-Cuando se encuentran por primera vez Hepburn y Peck, ella somnolienta por el efecto de un calmante inyectado por el médico de la corte, ella acierta todavía a recitar un poema que supone un elogio de la dulzura, de las buenas maneras, de los mejores sentimientos. “Vacaciones en Roma” es un ejemplo inmejorable de ello en un tiempo en los que estos parecen cotizar a la baja. Y también de la sutileza, de la delicadeza, de la elegancia, de la consideración con los demás.
-Viéndola por trigésima -más o menos- vez me planteo ¿y si todo fuera un sueño de ella provocado por la ingesta de esa medicina? Algo parecido a lo que algunos hemos creído intuir en esa otra obra maestra de capital importancia en la historia del cine, la negrísima y a la vez luminosa “Laura”. Con otro bellezón radiante y esplendoroso, de otro corte y confección… Gene Tierney. Tal vez de líneas y rasgos más perfectos aún que los de Audrey, igual de irresistible si me apuran, aunque en otro estilo, pero ay, la expresividad de mi amada actriz es inigualable, esa sonrisa franca y que genera la máxima confianza, esos enormes ojos almendrados, esa dulzura y delicadeza (vuelvo a ello) inacabable. Sólo por haber puesto en este planeta a una mujer como ella, ya merecería la pena esta vida.

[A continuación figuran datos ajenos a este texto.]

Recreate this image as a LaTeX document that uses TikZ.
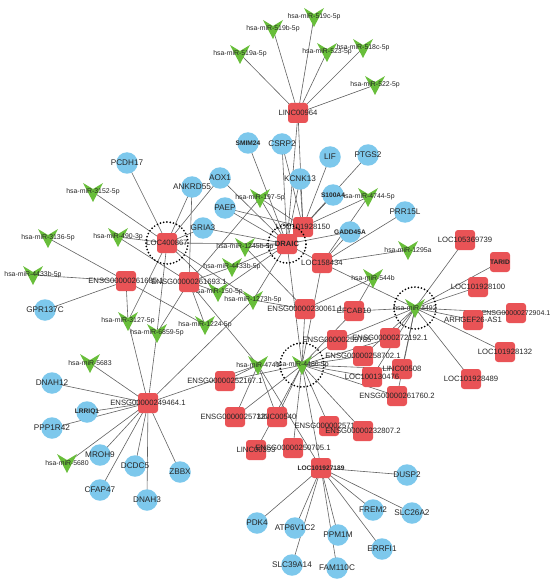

-Su guionista, Dalton Trumbo, perseguido de manera infame y atroz por el maccarthismo, estaba tildado de comunista (la verdad es que creo más bien que en los USA estos vienen a ser el equivalente a los socialdemócratas en Europa, pues los primeros como tales son una rara avis por aquellas latitudes). Pues bien, la elegancia y consideración con la que trata una institución como la monarquía la considero ejemplar. Se pone en la piel de quienes están tras la misma, aunque él fuera un republicano como yo, al estilo norteamericano (no de partido, sino de sistema). Conclusión: una con la que me identifico plenamente, antepone las personas a las instituciones. Y es que -no deseo caer en el tópico, pero no lo puedo evitar- igualito que el tratamiento que le concederíamos en esta mi querida España (o Alemania, o cualquier otro lugar (salvo la Gran Bretaña de “La reina”), y conste que me siento orgulloso del cine de aquí, pero nuestra actitud mental en ciertas ocasiones peca de un sectarismo que me estomaga.
-No puedo evitar volver a verla -pese a que me la sé cómo de pequeño me sabía el Padrenuestro- comiencen las cuencas de mis ojos a inundarse de lagrimones. Esos cruces de mirada en silencio entre Peck y Hepburn son insuperables, verdadera dinamita y oro puro cinematográfico. Aplaudo como un poseso ante ese desolador y, a la vez, feliz (por lo vivido) plano final… con Peck paseando con el mismo estilazo que Fonda, Wayne, Mitchum, Tracy, Gable y los innumerables grandes que en Hollywood han sido.
-A todos los que hicisteis esta película. Benditos seáis… Me da lo mismo que sea en nombre de algún buen dios, de la propia esencia terrenal o de mis protectores celtas. Millón de gracias. Y si a Bergman y a Bogart siempre les quedará París, a Hepburn y Peck siempre les quedará Roma. Y a mí estas dos sublimes películas… que jamás, jamás, pasarán de moda.
-Este es mi concepto máximo y supremo del cine. Y es que al igual que ha comentado el lúcido y sabio José Luis Garci, y que yo -especialmente según voy cumpliendo años- suscribo al cien por cien… el cine es EMOCIÓN (bien sea de rasgos terroríficos, sociales o sencillamente románticos, como es el caso).